I've had the Michelin Latitude Tour or whatever they are for the last 15k miles, Got them balanced 3 times already, basically each time I do a tire rotation is when I notice a new significant out of balance ..... and the fact that they are LRR well, didn't make a difference at all on our Routan.


----------



## 71sbeetle (Apr 12, 2002)

Oh and they're starting to get loud at 15k miles too


----------



## VWroutanvanman (Feb 12, 2011)

*Replacement tires*

Just put on 4 BF Goodrich Touring tires in 225/60R-17 on my '10 Routan SE, and boy, did they ride hard. Took them back after 5 days, and replaced them back to the stock size of 225/65R-17 with Goodyear Assurance tires. Much better ride, although a harder ride than the stock Bridgestones over expansion joints, which wore down to 5/32 on one tire, 6/32 on another tire, and the other 2 at 8/32, most likely due to an alignment problem before I bought the dealer shuttle with 3700 miles on it as new. I've now put about 1500 miles on the Goodyears. I noticed that the 2012 Dodge Grand Caravan has 235/60R-17s as a stock tire, probably a better size for our heavy vans, but why does a Dodge Journey have a larger rim and tire, and the vans only have 16s and 17s? I know that doesn't answer your question about Michelins, I did consider them, but they were about $80 more per tire, and couldn't justify the cost difference. Good luck with your tire search, and let us know about the Michelins if you get them. (I just spoke with my grandson who runs a tire store in CT, and he said he didn't care for the Michelins, reason not stated).


----------



## luckeydoug1 (Feb 11, 2001)

The stock Turanzas have low customer ratings on many tire sites I have visited.

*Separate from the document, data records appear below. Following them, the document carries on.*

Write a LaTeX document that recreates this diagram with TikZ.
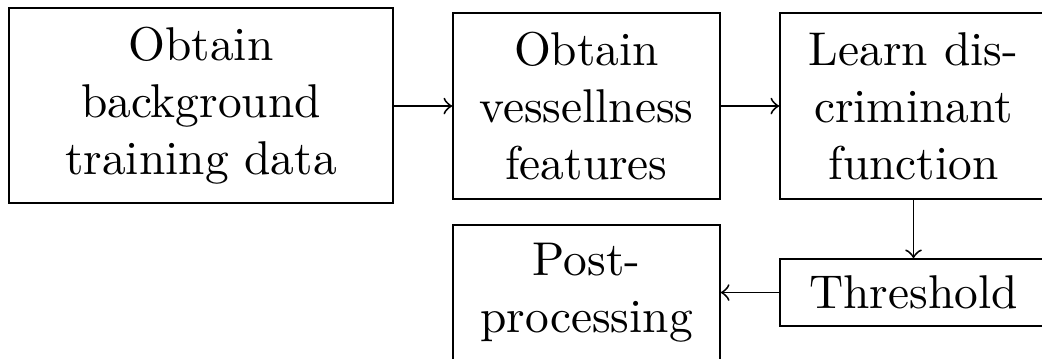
\documentclass[tikz,border=0pt]{standalone}
\usetikzlibrary{calc}
\begin{document}
\begin{tikzpicture}[x=0.2110pt,y=-0.2110pt,
  stepbox/.style={draw,line width=0.4pt,align=center,inner sep=0pt,
    minimum width=#1},
  flow/.style={->,line width=0.4pt}]
\useasboundingbox (0,0) rectangle (1042,358);
\clip (0,0) rectangle (1042,358);
\node[stepbox=81.0pt,minimum height=41.1pt] (bg) at (201,105.5)
  {Obtain\\background\\training data};
\node[stepbox=56.3pt,minimum height=39.2pt] (vf) at (586.5,106)
  {Obtain\\vessellness\\features};
\node[stepbox=56.3pt,minimum height=39.2pt] (df) at (913.5,106)
  {Learn dis-\\criminant\\function};
\node[stepbox=56.3pt,minimum height=14.1pt] (th) at (913.5,292.5)
  {Threshold};
\node[stepbox=56.3pt,minimum height=28.5pt] (pp) at (586.5,292.5)
  {Post-\\processing};
\draw[flow] (bg.east |- vf.west) -- (vf.west);
\draw[flow] (vf.east) -- (df.west);
\draw[flow] (df.south) -- (th.north);
\draw[flow] (th.west) -- (pp.east);
\end{tikzpicture}
\end{document}
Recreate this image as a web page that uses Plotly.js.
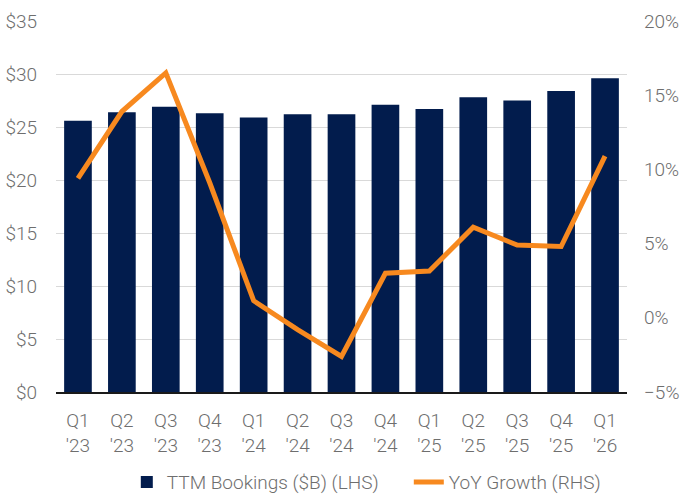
<!DOCTYPE html>
<html>
<head>
<meta charset="utf-8">
<script src="https://cdn.plot.ly/plotly-3.0.1.min.js"></script>
<style>
  html, body { margin: 0; padding: 0; background: #ffffff; }
  #chart { width: 681px; height: 494px; }
</style>
</head>
<body>
<div id="chart"></div>
<script>
const QUARTERS = ["Q1<br>'23", "Q2<br>'23", "Q3<br>'23", "Q4<br>'23", "Q1<br>'24", "Q2<br>'24", "Q3<br>'24",
    "Q4<br>'24", "Q1<br>'25", "Q2<br>'25", "Q3<br>'25", "Q4<br>'25", "Q1<br>'26"];
const TTM_BOOKINGS = [25.6, 26.4, 26.9, 26.3, 25.9, 26.2, 26.2, 27.1, 26.7, 27.8, 27.5, 28.4, 29.6];
const YOY_GROWTH = [9.4, 13.9, 16.5, 9.1, 1.15, -0.8, -2.6, 3.0, 3.15, 6.1, 4.9, 4.8, 10.9];

const NAVY = "#021c4d";
const ORANGE = "#f7891f";
const LABEL_GREY = "#6e6e6e";
const FONT = "Roboto, \"Liberation Sans\", sans-serif";
const TEXT_FONT = { family: FONT, size: 19, color: LABEL_GREY, weight: 300 };

const traces = [
    {
        type: "bar",
        name: "TTM Bookings ($B) (LHS)",
        x: QUARTERS,
        y: TTM_BOOKINGS,
        marker: { color: NAVY },
        hoverinfo: "skip",
    },
    {
        type: "scatter",
        mode: "lines",
        name: "YoY Growth (RHS)",
        x: QUARTERS,
        y: YOY_GROWTH,
        yaxis: "y2",
        line: { color: ORANGE, width: 5 },
        hoverinfo: "skip",
    },
];

const layout = {
    width: 681,
    height: 494,
    margin: { t: 21, r: 54, b: 102, l: 56, autoexpand: false },
    paper_bgcolor: "#ffffff",
    plot_bgcolor: "#ffffff",
    font: TEXT_FONT,
    bargap: 0.37,
    showlegend: true,
    legend: {
        orientation: "h",
        x: 0.124,
        xanchor: "left",
        y: -0.243,
        yanchor: "middle",
        entrywidth: 237,
        font: TEXT_FONT,
        traceorder: "normal",
    },
    xaxis: {
        type: "category",
        range: [-0.5, 12.5],
        showline: true,
        linecolor: "#1a1a1a",
        linewidth: 2,
        ticks: "",
        showgrid: false,
        ticklabelstandoff: 10,
        tickfont: TEXT_FONT,
        fixedrange: true,
    },
    yaxis: {
        range: [0, 35],
        dtick: 5,
        tickprefix: "$",
        showgrid: true,
        gridcolor: "#d9d9d9",
        gridwidth: 1,
        zeroline: false,
        ticks: "",
        ticklabelstandoff: 18,
        tickfont: TEXT_FONT,
    },
    yaxis2: {
        overlaying: "y",
        side: "right",
        range: [-5, 20],
        dtick: 5,
        ticksuffix: "%",
        showgrid: false,
        zeroline: false,
        ticks: "",
        ticklabelstandoff: 16,
        tickfont: TEXT_FONT,
    },
};

Plotly.newPlot("chart", traces, layout, { staticPlot: true, displayModeBar: false });
</script>
</body>
</html>
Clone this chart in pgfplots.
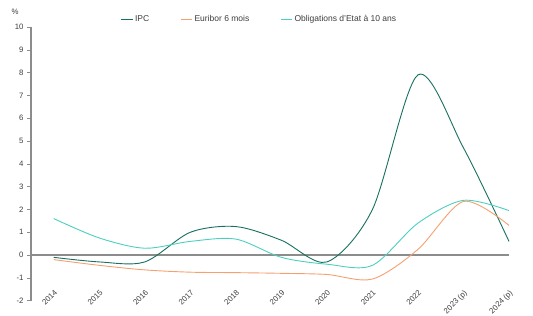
\documentclass[border=0pt]{standalone}
\usepackage{pgfplots}
\pgfplotsset{compat=1.18}
\usepackage{fontspec}
\setmainfont{Liberation Sans}
\definecolor{ipc}{HTML}{17705F}
\definecolor{eur}{HTML}{F5A070}
\definecolor{olo}{HTML}{4CCFC0}
\definecolor{axg}{HTML}{8C8C8C}
\definecolor{txt}{HTML}{3C3C3C}
\begin{document}
\begin{tikzpicture}[x=1pt,y=1pt]
\draw[draw=none] (-31,-10.3) rectangle (502,300.7);
\begin{axis}[
  scale only axis, width=478pt, height=273.7pt,
  xmin=-0.5, xmax=10, ymin=-2, ymax=10,
  axis x line=none,
  axis y line*=left,
  y axis line style={axg, line width=1.2pt, -},
  ytick={-2,...,10},
  ytick style={axg, line width=0.6pt},
  tick align=outside,
  major tick length=4pt,
  yticklabel style={font=\fontsize{7.8}{9}\selectfont, text=txt},
  /pgf/number format/assume math mode=true,
  clip=false,
  legend columns=3,
  legend style={at={(0.478,1.027)}, anchor=center, draw=none, fill=none,
    font=\fontsize{8.5}{10}\selectfont, text=txt,
    /tikz/every even column/.append style={column sep=29pt}},
  legend image code/.code={\draw[#1, line width=0.9pt] (0cm,0cm) -- (0.4cm,0cm);},
]
\draw[axg, line width=1.2pt] (axis cs:-0.5,0) -- (axis cs:10,0);
\addplot[ipc, line width=0.9pt, smooth] coordinates {
(0,-0.1) (1,-0.3) (2,-0.3) (3,1.0) (4,1.25) (5,0.65) (6,-0.3) (7,2.0) (8,7.9) (9,4.7) (10,0.6)};
\addlegendentry{IPC}
\addplot[eur, line width=0.9pt, smooth] coordinates {
(0,-0.2) (1,-0.45) (2,-0.65) (3,-0.75) (4,-0.77) (5,-0.8) (6,-0.85) (7,-1.05) (8,0.25) (9,2.35) (10,1.3)};
\addlegendentry{Euribor 6 mois}
\addplot[olo, line width=0.9pt, smooth] coordinates {
(0,1.6) (1,0.75) (2,0.3) (3,0.6) (4,0.7) (5,-0.1) (6,-0.4) (7,-0.45) (8,1.4) (9,2.4) (10,1.95)};
\addlegendentry{Obligations d'Etat à 10 ans}
\foreach \i/\l in {0/2014,1/2015,2/2016,3/2017,4/2018,5/2019,6/2020,7/2021,8/2022,9/2023 (p),10/2024 (p)}{
  \edef\temp{\noexpand\node[rotate=45, anchor=north east, inner sep=0pt, font=\noexpand\fontsize{7.8}{9}\noexpand\selectfont, text=txt] at (axis cs:\i,-1.5) {\l};}
  \temp
}
\node[anchor=center, font=\fontsize{7.8}{9}\selectfont, text=txt] at (axis cs:-0.85,10.65) {\%};
\end{axis}
\end{tikzpicture}
\end{document}
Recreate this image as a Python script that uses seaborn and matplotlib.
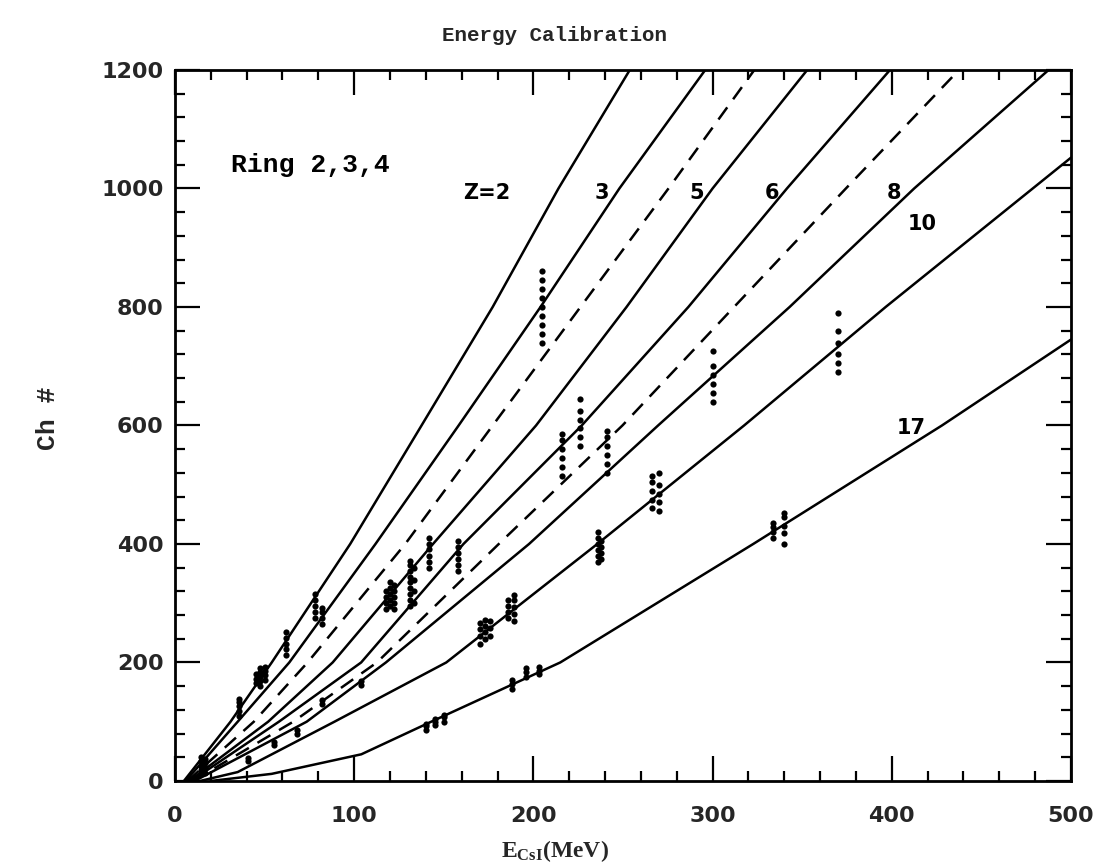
import matplotlib
matplotlib.use("Agg")
import matplotlib.pyplot as plt
import seaborn as sns
import pandas as pd
from matplotlib.ticker import MultipleLocator

# ---------------- data ----------------
CH_LEVELS = [0, 100, 200, 400, 600, 800, 1000, 1200]
E_Z2 = [5, 31, 54, 97.8, 137.6, 177.3, 214, 253.8]
E_Z3 = [6, 35, 63.8, 111.9, 158.3, 204, 248, 295.9]
E_Z4 = [7, 44, 74, 128.5, 177.3, 226.3, 275.4, 323.3]      # dashed
E_Z5 = [8, 52, 88, 144, 201.5, 252, 300, 352.8]
E_Z6 = [9, 58, 103.9, 161, 227, 286.5, 341.5, 399]
E_Z7 = [10, 66, 112.7, 180.7, 249.7, 312, 374.4, 437.5]    # dashed
E_Z8 = [11, 73.5, 117.7, 197.6, 269.6, 343, 412.5, 487.5]
E_Z10 = [14, 35, 89, 151.4, 235.7, 317.6, 396.6, 500]
CH_Z10 = [0, 15, 100, 200, 400, 600, 800, 1052]
E_Z17 = [20, 54, 104, 143, 215, 322.7, 428, 500]
CH_Z17 = [0, 12, 45, 100, 200, 400, 600, 745]

# measured calibration points: energy -> list of channel values
DATA_E = [14.5, 16.5, 36, 40.5, 45, 47.5, 50, 55, 62, 68, 78, 82, 82, 104,
          118, 120, 122, 131, 133.5, 140, 142, 145, 150, 158, 170, 173, 176,
          186, 188, 189, 196, 203, 205, 216, 226, 236, 238, 241, 266, 270,
          300, 334, 340, 370]
DATA_CH = [[18, 26, 34, 40], [14, 22, 30, 37], [110, 118, 126, 134, 138],
           [33, 38], [165, 172, 180], [160, 168, 176, 184, 190],
           [170, 178, 186, 193], [60, 66], [212, 222, 232, 242, 252], [80, 86],
           [275, 285, 295, 305, 315], [265, 275, 285, 292], [130, 136],
           [162, 168], [290, 300, 310, 320], [295, 305, 315, 325, 335],
           [290, 300, 310, 320, 330],
           [295, 305, 315, 325, 335, 345, 355, 365, 372], [300, 320, 340, 360],
           [86, 92, 96], [360, 370, 380, 392, 400, 410], [95, 100, 105],
           [100, 108, 112], [355, 365, 375, 385, 395, 405],
           [232, 244, 256, 266], [240, 252, 262, 272], [245, 258, 270],
           [275, 285, 295, 305], [156, 164, 170], [270, 282, 294, 306, 314],
           [176, 184, 190], [180, 186, 192],
           [740, 755, 770, 785, 800, 815, 830, 845, 860],
           [515, 530, 545, 560, 575, 585], [565, 580, 595, 610, 625, 645],
           [370, 380, 390, 400, 410, 420], [375, 385, 395, 405],
           [520, 535, 550, 565, 580, 590], [460, 475, 490, 505, 515],
           [455, 470, 485, 500, 520], [640, 655, 670, 685, 700, 725],
           [410, 420, 428, 435], [400, 418, 430, 445, 452],
           [690, 705, 720, 740, 760, 790]]

CURVE_LABELS = ["Z=2", "3", "5", "6", "8", "10", "17"]
LABEL_E = [174, 238, 291, 333, 401, 417, 411]
LABEL_CH = [993, 993, 993, 993, 993, 940, 596]

# ---------------- style ----------------
sns.set_style("ticks")
plt.rcParams["font.family"] = ["DejaVu Sans"]
plt.rcParams["mathtext.fontset"] = "custom"
plt.rcParams["mathtext.rm"] = "Liberation Serif"
plt.rcParams["mathtext.bf"] = "Liberation Serif:bold"

fig = plt.figure(figsize=(10.99, 8.66), dpi=100)
ax = fig.add_axes([0.1592, 0.0982, 0.8153, 0.821])

curves = [
    (E_Z2, CH_LEVELS, "-"), (E_Z3, CH_LEVELS, "-"), (E_Z4, CH_LEVELS, "--"),
    (E_Z5, CH_LEVELS, "-"), (E_Z6, CH_LEVELS, "-"), (E_Z7, CH_LEVELS, "--"),
    (E_Z8, CH_LEVELS, "-"), (E_Z10, CH_Z10, "-"), (E_Z17, CH_Z17, "-"),
]
for e, ch, ls in curves:
    df = pd.DataFrame({"E": e, "Ch": ch})
    sns.lineplot(data=df, x="E", y="Ch", ax=ax, color="black",
                 linewidth=1.8, sort=False, estimator=None)
    if ls == "--":
        ax.lines[-1].set_linestyle((0, (6, 4)))

pts = pd.DataFrame([(e, c) for e, cs in zip(DATA_E, DATA_CH) for c in cs],
                   columns=["E", "Ch"])
sns.scatterplot(data=pts, x="E", y="Ch", ax=ax, color="black", s=20,
                edgecolor="black", linewidth=0, zorder=5)

for t, x, y in zip(CURVE_LABELS, LABEL_E, LABEL_CH):
    ax.text(x, y, t, fontsize=15, ha="center", va="center",
            family="DejaVu Sans", fontweight="semibold", color="black")

ax.text(31, 1040, "Ring 2,3,4", fontsize=19, family="Liberation Mono",
        fontweight="bold", ha="left", va="center", color="black")

ax.set_xlim(0, 500)
ax.set_ylim(0, 1200)
ax.xaxis.set_major_locator(MultipleLocator(100))
ax.xaxis.set_minor_locator(MultipleLocator(20))
ax.yaxis.set_major_locator(MultipleLocator(200))
ax.yaxis.set_minor_locator(MultipleLocator(40))
ax.tick_params(which="both", direction="in", top=True, right=True,
               color="black", width=1.6)
ax.tick_params(which="major", length=18)
ax.tick_params(axis="x", which="major", pad=18)
ax.tick_params(axis="y", which="major", pad=8)
ax.tick_params(which="minor", length=7)
for lab in ax.get_xticklabels() + ax.get_yticklabels():
    lab.set_fontweight("bold")
    lab.set_family("DejaVu Sans")
    lab.set_fontsize(16)
for s in ax.spines.values():
    s.set_linewidth(2.0)
    s.set_color("black")

ax.set_xlabel(r"$\mathbf{E_{CsI}}$(MeV)", fontsize=17,
              family="Liberation Serif", fontweight="bold")
ax.xaxis.set_label_coords(0.424, -0.08)
ax.set_ylabel("Ch #", fontsize=19, family="Liberation Mono",
              fontweight="bold")
ax.yaxis.set_label_coords(-0.128, 0.51)
ax.set_title("Energy Calibration", fontsize=15, family="Liberation Mono",
             fontweight="bold", pad=21, x=0.424)

fig.savefig("out.png", dpi=100)
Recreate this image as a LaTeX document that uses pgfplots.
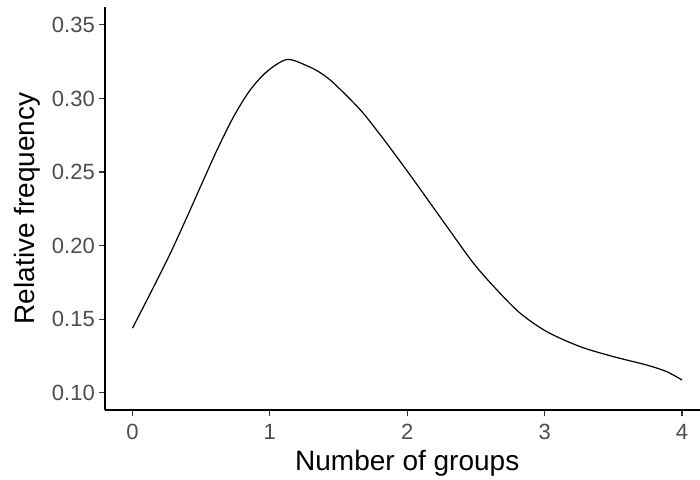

I have been very pleased with every set of Yokohamas I have put on my VW cars, but have had no experience with them on heavier vehicles. The Yokohamas on my R32 are a vast improvement over the stock Dunlops (they do tend to get flat spots, since my R often sits for a couple of weeks at a time).

All this being said, I was EXTREMELY happy with the Nokian WRG2 tires I put on my Eurovan, once the stock tires were no longer available for sale. My daughter in law is quite happy with her Pirelli Scorpions on her Tiguan.

If I still have my Routan when it is time for tires, I will be looking at a set of Yokohamas, Nokians or the Pirellis.


----------



## Steveaut (Sep 16, 2010)

I'm so far happy with the stock Turanzas. I have over 20k miles and it looks like plenty of tread to go. I put Serenity Turanzas on my Jetta TDI, which I got from Costco. So far they are doing well. I have lots of tread life left and I can't complain about the ride or noise. 

When I comes time to replace my stock tires, I will look for something cheap, with a good mileage warranty, and that is rated to handle snow and wet weather. I may go the Michelin Energy Saves or Lattitude Tours from Costco.


----------



## 71sbeetle (Apr 12, 2002)

Got my Michelins from Costco too. The stock Bridgestones were dead at 25k miles, and super loud too.


----------



## noslo912 (Feb 25, 2006)

We just put on a set BFG Advantage tires last week on our 09 Routan (R17's). 2 days later we had a horrific desert rain / thunder storm I feel they held up better than our stock Turanzas. Went through some low flood roads and sand washes, never felt them slip. This weekend we'll be driving from SoCal to NorCal so we'll see how they handle on long trips up the 5 hwy. Good Luck with your choice! :beer:


----------



## TCM GLX (Jan 2, 2000)

I posted in the 19" wheel thread, I have now 22K miles on my Pirelli's PZERO in 245/50/19. They are at 4/32 and I am waiting for them to be at 3/32 so I can cash in on the mileage warranty on them. So they wear very fast. 

That being said, I would highly recomend you guys look at going to a wider tire when replacing the OEM on the van. The move to a 235/60/17 on the Chrysler/Dodge is a good one, it makes the van handle much much better. When I did the 245's, my wife immediately noticed the difference.


----------



## Steveaut (Sep 16, 2010)

TCM GLX said:


> That being said, I would highly recomend you guys look at going to a wider tire when replacing the OEM on the van. The move to a 235/60/17 on the Chrysler/Dodge is a good one, it makes the van handle much much better. When I did the 245's, my wife immediately noticed the difference.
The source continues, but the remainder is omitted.